I started the day in the office of an executive who told me that he felt that the six hours we were getting ready to spend together in a workshop was probably going to be a waste of time, but he was doing it because it was required. I was on the phone with a friend earlier this week who works in the leadership development business, and she told me that she has seen a huge uptick in calls from the federal government and corporations this past year who are looking for coaches, not trainers. Those were the stories on my mind as I read Michael Hyatt’s article this week in Forbes.
There is no doubt that corporations have spent millions on leadership development training, and some question whether it has yielded actionable and tangible results, both for the leader and the companies. Some argue that leadership can’t be taught. I disagree. Others argue that they don’t see leaders change much after the workshops and conferences. I do believe that some training programs yield great benefit that may not be visible in the short term, but I too am noticing that more of my clients are moving away from larger conference and hotel training spaces to operation by operation, location by location, dealership by dealership, training and facilitation. That may be because we are realizing that leaders need developing, not just more training, if they are going to incorporate new leadership skills into their practices and management styles.
I nearly am a daily witness to the fact that managers and those with leadership titles can move the needle over time, and that everyone can learn to take on the attitudes, behaviors and best practices of great leaders … over time. But that takes a long-term plan and a focus on development, not just training for the current role or for bandaids on deeper issues.
Michael adeptly and succinctly points out the difference between training and development of leaders. I do believe his stereotypes of training are overstated … I haven’t done one training in 10 years that is a monologue or lecture … but the point is well taken if we did not take these comparisons too literally. What we need is a comprehensive approach to training leaders that is tailored to the needs of each leader and context, not a one size fits all approach attached to either side of the training / development pendulum.
Michael distinguishes training and development this way:
1. Training blends to a norm – Development occurs beyond the norm.
2. Training focuses on technique/content/curriculum – Development focuses on people.
3. Training tests patience – Development tests courage.
4. Training focuses on the present – Development focuses on the future.
5. Training adheres to standards – Development focuses on maximizing potential.
6. Training is transactional – Development is transformational.
7. Training focuses on maintenance – Development focuses on growth.
8. Training focuses on the role – Development focuses on the person.
9. Training indoctrinates – Development educates.
10. Training maintains status quo – Development catalyzes innovation.
11. Training stifles culture – Development enriches culture.
12. Training encourages compliance – Development emphasizes performance.
13. Training focuses on efficiency – Development focuses on effectiveness.
14. Training focuses on problems – Development focuses on solutions.
15. Training focuses on reporting lines – Development expands influence.

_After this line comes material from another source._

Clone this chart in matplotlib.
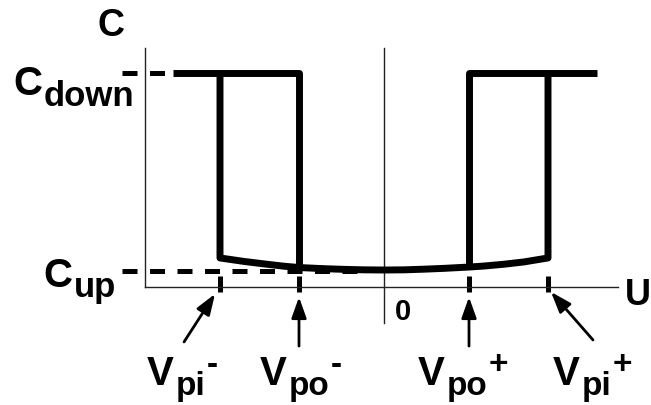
import matplotlib
matplotlib.use("Agg")
import matplotlib.pyplot as plt

# --- Switching levels and voltages (schematic units) ---
c_up = 1.0
c_down = 13.0
v_pi = 8.2
v_po = 4.25
u_top_left = -10.55
u_top_right = 10.65
u_dash_start = -13.1

# Up-state branch between the pull-in voltages
u_bottom = [-8.2, -7.0, -6.0, -5.0, -4.25, -3.0, -2.0, -1.0, 0.0,
            1.0, 2.0, 3.0, 4.25, 5.0, 6.0, 7.0, 8.2]
c_bottom = [1.76, 1.55, 1.40, 1.26, 1.18, 1.11, 1.07, 1.04, 1.03,
            1.04, 1.08, 1.13, 1.21, 1.27, 1.38, 1.52, 1.76]

# Voltage markers on the U axis: (main, subscript, superscript, position)
markers = [("V", "pi", "-", -v_pi), ("V", "po", "-", -v_po),
           ("V", "po", "+", v_po), ("V", "pi", "+", v_pi)]

FONT = "Liberation Sans"
LW = 5.0

fig = plt.figure(figsize=(6.51, 4.05), dpi=100)
ax = fig.add_axes([145 / 651, 118 / 405, 473 / 651, 239 / 405])
ax.set_xlim(-11.95, 11.7)
ax.set_ylim(0, 14.485)
for side in ("top", "right"):
    ax.spines[side].set_visible(False)
for side in ("left", "bottom"):
    ax.spines[side].set_linewidth(1.0)
    ax.spines[side].set_color("#222222")
ax.set_xticks([])
ax.set_yticks([])

# vertical C axis through U = 0, running below the U axis
ax.plot([0, 0], [14.485, -2.18], color="#222222", lw=1.0, clip_on=False)

# dashed reference levels
ax.plot([u_dash_start, u_top_left], [c_down, c_down], color="k", lw=3.6,
        dashes=(3.0, 2.5), dash_capstyle="butt", clip_on=False)
ax.plot([u_dash_start, -1.0], [c_up, c_up], color="k", lw=3.6,
        dashes=(3.0, 2.5), dash_capstyle="butt", clip_on=False)

# hysteresis loop
kw = dict(color="k", lw=LW, solid_joinstyle="round", solid_capstyle="butt", clip_on=False)
i_po_left = u_bottom.index(-v_po)
i_po_right = u_bottom.index(v_po)
ax.plot([u_top_left, -v_po, -v_po], [c_down, c_down, c_bottom[i_po_left]], **kw)
ax.plot([-v_pi] + u_bottom + [v_pi], [c_down] + c_bottom + [c_down], **kw)
ax.plot([v_po, v_po, u_top_right], [c_bottom[i_po_right], c_down, c_down], **kw)

# short marks on the U axis and arrows to the labels
tails = {(-v_pi): (-10.0, -3.33), (-v_po): (-4.25, -3.58),
         v_po: (4.25, -3.58), v_pi: (10.45, -3.21)}
tips = {(-v_pi): (-8.45, -0.42), (-v_po): (-4.25, -0.61),
        v_po: (4.25, -0.61), v_pi: (8.35, -0.30)}
label_x = {(-v_pi): -11.85, (-v_po): -6.2, v_po: 1.7, v_pi: 8.45}

for main, sub, sup, u in markers:
    ax.plot([u, u], [0.67, -0.28], color="k", lw=3.6, solid_capstyle="butt", clip_on=False)
    ax.annotate("", xy=tips[u], xytext=tails[u], annotation_clip=False,
                arrowprops=dict(arrowstyle="-|>,head_length=0.7,head_width=0.25",
                                mutation_scale=18, lw=2.0, color="k",
                                shrinkA=0, shrinkB=0))
    t_main = ax.text(label_x[u], -5.94, main, fontsize=29, fontweight="bold",
                     family=FONT, ha="left", va="baseline")
    t_sub = ax.annotate(sub, xy=(1, -6.55), xycoords=(t_main, "data"),
                        xytext=(1, 0), textcoords="offset points",
                        annotation_clip=False,
                        fontsize=24, fontweight="bold", family=FONT,
                        ha="left", va="baseline")
    ax.annotate(sup, xy=(1, -5.25), xycoords=(t_sub, "data"),
                xytext=(1.5, 0), textcoords="offset points",
                annotation_clip=False,
                fontsize=24, fontweight="bold", family=FONT,
                ha="left", va="baseline")

# axis labels
ax.text(-13.65, 15.82, "C", fontsize=27, fontweight="bold", family=FONT,
        ha="center", va="center")
ax.text(12.05, -1.09, "U", fontsize=26, fontweight="bold", family=FONT,
        ha="left", va="baseline")
ax.text(0.93, -2.0, "0", fontsize=21, fontweight="bold", family=FONT,
        ha="center", va="baseline")

# level labels
for txt, sub, x, y, ysub in [("C", "down", -18.55, 11.64, 10.97),
                             ("C", "up", -17.05, 0.0, -0.61)]:
    t = ax.text(x, y, txt, fontsize=29, fontweight="bold", family=FONT,
                ha="left", va="baseline")
    ax.annotate(sub, xy=(1, ysub), xycoords=(t, "data"), xytext=(1, 0),
                textcoords="offset points", annotation_clip=False,
                fontsize=25, fontweight="bold",
                family=FONT, ha="left", va="baseline")

fig.savefig("out.png", dpi=100)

16. Training places people in a box – Development frees them from the box.
17. Training is mechanical – Development is intellectual.
18. Training focuses on the knowns – Development explores the unknowns.
19. Training places people in a comfort zone – Development moves people beyond their comfort zones.
20. Training is finite – Development is infinite.
I haven’t decided if I agree entirely with Michael, at least in the extremes, but I do think he’s on to something. What about you?